Author: Emma Cazou
Have you ever been collecting data and needed to create one final dataset for your analysis? However, the data you have is from different levels – a mixture from the national level, regional level, household level, or village level. Your aim is then to create a final dataset with all this information, taking into account different levels of disaggregation. In this blog, I will provide you with several tips based on the experience of EDI Global on merging datasets at different levels using the statistical software Stata.
In order to merge datasets at different levels, you can use two commands: merge or append. These two commands will be used according to what information is to be added to your master dataset. You will:
– merge if you want to add variables to an existing dataset, and
– append if you want to add observations to a data set.
In the sections below, I will provide some tips on the different steps to follow to avoid mistakes and keep all the necessary information.
1. Determine an intuitive system of identifiers
For each observation, a unique respondent identifier should allow the user of the dataset to identify the observation. An observation could be an individual, a household, a school, an enterprise, a health facility, a doctor, a student, etc. or, if you are working with macro data, a district, a region, a country, etc. In order to trace a unique observation, different techniques can be used.
We recommend using an intuitive system of identifiers, allowing data users to easily navigate through the data and observations. An effective way of achieving this is by creating a system that begins from a larger scale and zooms in on each stratum of the respondent, in order to have a unique way to identify them. In this way, the ultimate unique respondent identifier is built concatenating all other higher-level identifiers. Table 1 presents an example of how this can be done.
Region | Region ID | District | District ID | Household | Household ID |
A | 1 | X | 11 | AXA | 111 |
A | 1 | Y | 12 | AYA | 121 |
B | 2 | Z | 21 | BZA | 211 |
Table 1. Example of identifiers in a dataset
In this example, the unique respondent identifier is HouseholdID, which is obtained by concatenating higher-level identifiers like RegionID and DistrictID. In this way, the data user will intuitively understand that the respondent with HouseholdID 121 is belonging to Region with RegionID 1 and District with DistrictID 12. By using this technique, it is easier to map the different levels and will allow merging in a more efficient and intuitive way. Once you have created unique identifiers in a similar way in all the datasets, you can proceed to the merging process.

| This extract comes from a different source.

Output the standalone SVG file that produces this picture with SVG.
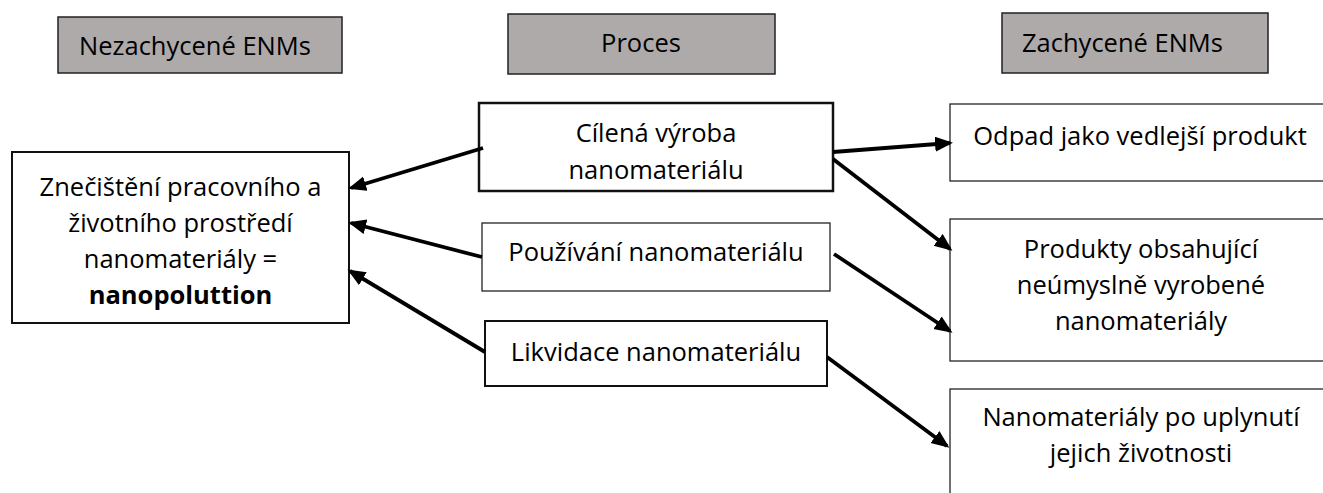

2. Avoiding common mistakes when preparing datasets
When merging or appending your datasets, the following three commands are often incorrectly used and therefore should be avoided. Otherwise, there can be significant consequences on your final dataset.
-
First, when merging, you must match all the key and common variables. If all the disaggregated information is in both datasets, you may prefer to use 1:1 instead of m:m (many to many), otherwise it will merge all the duplicates. Using m:m is a tempting option as it works all the time. However, you will not be able to spot any duplicates or missing information in a dataset. Hence, as a golden rule, the option m:m should never be used when merging.
-
The second most common mistake with merge and append, is using the option force. Using this option is quite convenient as the merging or appending will work all the time as you will be able to merge/append, string to numeric or numeric to string, without displaying any error message. However, by doing so, you are taking the risk that you may lose some information, as some identical variables might have different formats across datasets, which will generate some missing values.
-
The third common mistake when preparing a dataset before merging or during the cleaning phase, is using the option capture in a loop when you want to edit a group of variables. As for the command force, using capture will edit (i.e. rename, replace, generate, etc.) all the variables included in the loop despite potential errors. Hence, your do-file will continue to run as all the error messages will be deleted. Consequently, all the necessary corrections to the dataset may not be fully completed.
3. Final checks on the dataset:
Whenever you have appended or merged the datasets, the following three final steps should be done:
-
First, especially when using merge, you have to decide on the information you want to keep. In case you have some unmatched data in a dataset, you have to decide what is relevant for your study. For example, Region A is in the master dataset but not in the used one: you have to decide if you want to keep only the matched data (using keep if merge==3), hence drop the Region A from the final sample, or keep all the data.
-
Second, beyond deciding which information to keep, the previous step is also an opportunity to check that you don’t have any missing information. Following the previous example, you realised that Region A should be in the used dataset – by carefully looking at the merging output, you then realised that you have some missing information and can then investigate this error. The same applies during the appending, by checking for each variable (using the command codebook [variable name], for example) the presence, or not, of missing data.
-
Third, you have to ensure that you do not have duplicated observations. Duplicates can have an impact on the analysis by overrepresenting some information which differs from reality. To check this, use the command duplicates list [variables list].
After completing each step carefully, it’s always a good idea to ensure that you keep a clear note in your do-file. By doing this, you can ensure that all commands related to merging or appending are correctly followed. Furthermore, a clear set of instructions will provide a basis for other data users to follow your output on merging datasets.